◆ Task details
Your output is the lines from the first one to the one containing "ax = fig.add_axes([0.1135, 0.122, 0.8875, 0.858])", repeated exactly, with images left out.

◆ Data
## begin

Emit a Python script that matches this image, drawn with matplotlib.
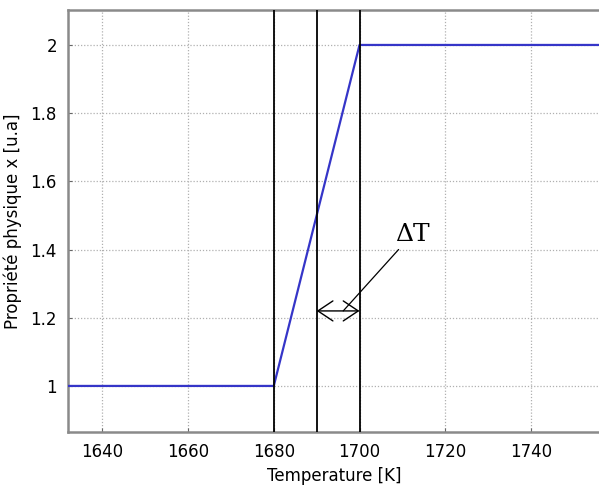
import matplotlib
matplotlib.use("Agg")
import matplotlib.pyplot as plt

temperature = [1620, 1680, 1700, 1780]
propriete = [1.0, 1.0, 2.0, 2.0]
vlines_T = [1680, 1690, 1700]
xticks = [1640, 1660, 1680, 1700, 1720, 1740]
yticks = [1, 1.2, 1.4, 1.6, 1.8, 2]
ytick_labels = ["1", "1.2", "1.4", "1.6", "1.8", "2"]

fig = plt.figure(figsize=(5.99, 4.92), dpi=100)
ax = fig.add_axes([0.1135, 0.122, 0.8875, 0.858])

ax.plot(temperature, propriete, color="#3535c8", lw=1.6, zorder=3)
for t in vlines_T:
    ax.axvline(t, color="black", lw=1.3, zorder=4)

ax.set_xlim(1632, 1756)
ax.set_ylim(0.865, 2.103)
ax.set_xticks(xticks)
ax.set_yticks(yticks)
ax.set_yticklabels(ytick_labels)
ax.grid(True, color="#b0b0b0", linestyle=(0, (1, 1.5)), lw=0.9)
ax.tick_params(labelsize=12, length=3, color="#666666", direction="in", pad=8)

for s in ["left", "bottom", "top"]:
    ax.spines[s].set_color("#8a8a8a")
    ax.spines[s].set_linewidth(1.8)
ax.spines["right"].set_visible(False)

ax.set_xlabel("Temperature [K]", fontsize=12, labelpad=4)
ax.set_ylabel("Propriété physique x [u.a]", fontsize=12, labelpad=6)

# Delta T double arrow
ax.annotate("", xy=(1690, 1.22), xytext=(1700, 1.22),
            arrowprops=dict(arrowstyle="<->,head_length=0.6,head_width=0.4",
                            color="black", lw=1.0, mutation_scale=18,
                            shrinkA=0, shrinkB=0), zorder=5)
ax.annotate("ΔT", xy=(1696.2, 1.22), xytext=(1708.3, 1.445),
            fontsize=18, family="DejaVu Serif", ha="left", va="center",
            arrowprops=dict(arrowstyle="-", color="black", lw=0.9, shrinkA=1, shrinkB=0))

fig.savefig("out.png", dpi=100)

## end

◆ Response
Emit a Python script that matches this image, drawn with matplotlib.
import matplotlib
matplotlib.use("Agg")
import matplotlib.pyplot as plt

temperature = [1620, 1680, 1700, 1780]
propriete = [1.0, 1.0, 2.0, 2.0]
vlines_T = [1680, 1690, 1700]
xticks = [1640, 1660, 1680, 1700, 1720, 1740]
yticks = [1, 1.2, 1.4, 1.6, 1.8, 2]
ytick_labels = ["1", "1.2", "1.4", "1.6", "1.8", "2"]

fig = plt.figure(figsize=(5.99, 4.92), dpi=100)
ax = fig.add_axes([0.1135, 0.122, 0.8875, 0.858])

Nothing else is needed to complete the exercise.